Trial dates are typically set for Mondays, with a five-day week allotted to complete a trial. Cases often settle, though, before going to trial, so judges commonly assign each trial date more than one case. Vollor said his next available “first setting,” or first place in line for a particular trial date, for a civil case is in 10 months.

“Sometime in the future we’re probably going to have to make an annex to the courthouse,” said Richard George, president of the Warren County Board of Supervisors, “but that’s a rather expensive task and one that we can’t undertake at the present time.” The county is unlikely to build such an annex in the next five years, George said.

The county has undertaken major capital expenses in and around the courthouse in the past several years. More than $1 million was spent on new heating and cooling for the 60-year-old building and a $1.3 million roofing job is under way on the county jail. Supervisors have also voted to buy a new justice court building.

“We’re going to do our best to accommodate (the judges) as best we can,” George said of the time before a new courtroom could be added. “Whatever remedy we find will be temporary, and we hope it will suit the judges.”

Vollor, Warren County’s senior Circuit Judge, has been exploring options for alternate courtroom space for at least six months.

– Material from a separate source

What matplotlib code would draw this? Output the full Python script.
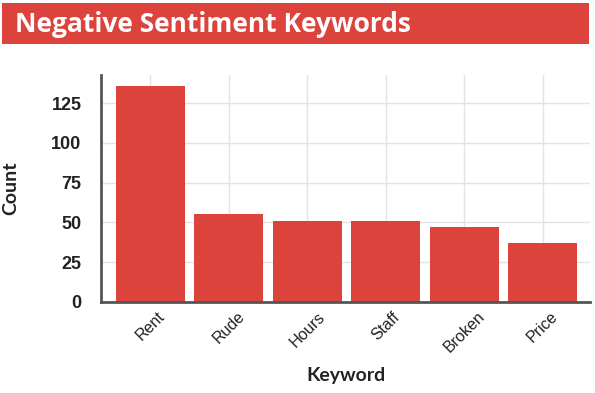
import matplotlib
matplotlib.use("Agg")
import matplotlib.pyplot as plt
from matplotlib.patches import Rectangle

keywords = ["Rent", "Rude", "Hours", "Staff", "Broken", "Price"]
counts = [136, 55, 51, 51, 47, 37]
yticks = [0, 25, 50, 75, 100, 125]

RED = "#DB433C"
W, H = 595, 393
fig = plt.figure(figsize=(W / 100, H / 100), dpi=100)

# title bar
fig.patches.append(Rectangle((2 / W, 1 - 44 / H), 587 / W, 41 / H,
                             transform=fig.transFigure, facecolor=RED,
                             edgecolor="none", zorder=0))
fig.text(15 / W, 1 - 24 / H, "Negative Sentiment Keywords", color="white",
         fontsize=19, fontweight="bold", family="Open Sans", va="center",
         ha="left")

ax = fig.add_axes([101 / W, 1 - 302 / H, (590 - 101) / W, (302 - 75) / H])
x = list(range(len(keywords)))
ax.bar(x, counts, width=0.88, color=RED, zorder=2)
ax.set_xlim(-0.63, 5.6)
ax.set_ylim(0, 142.6)
ax.set_yticks(yticks)
ax.set_xticks(x)
ax.set_xticklabels(keywords, rotation=45, ha="center", fontsize=11.5,
                   family="Liberation Sans", color="#222222")
ax.set_yticklabels([str(v) for v in yticks], fontsize=13, fontweight="bold",
                   family="Liberation Sans", color="#222222")
ax.tick_params(axis="y", length=0, pad=14)
ax.tick_params(axis="x", length=0, pad=5)
ax.grid(True, color="#e3e3e3", linewidth=1, zorder=0)
ax.set_axisbelow(True)
for s in ["top", "right"]:
    ax.spines[s].set_visible(False)
for s in ["left", "bottom"]:
    ax.spines[s].set_color("#555555")
    ax.spines[s].set_linewidth(2)
ax.set_ylabel("Count", fontsize=14, family="Lato", fontweight="bold",
              color="#222222")
ax.set_xlabel("Keyword", fontsize=14, family="Lato", fontweight="bold",
              color="#222222", labelpad=8)
ax.yaxis.set_label_coords(-(101 - 19) / (590 - 101), 0.5)

fig.savefig("out.png", dpi=100)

The Vicksburg Board of Mayor and Aldermen voted Jan. 10 not to allow him to reserve the Vicksburg Auditorium for the 10 trial dates, saying that would occupy the facility for too many rentable days.

Vicksburg’s Board of Mayor and Aldermen later helped arrange for Vollor to have an option to use the Vicksburg Municipal Courtroom in the police department for eight weeks, and Vollor secured an option on the Federal courtroom for the other two. Alderman Gertrude Young said the city did not plan to charge the county for the use of the courtroom.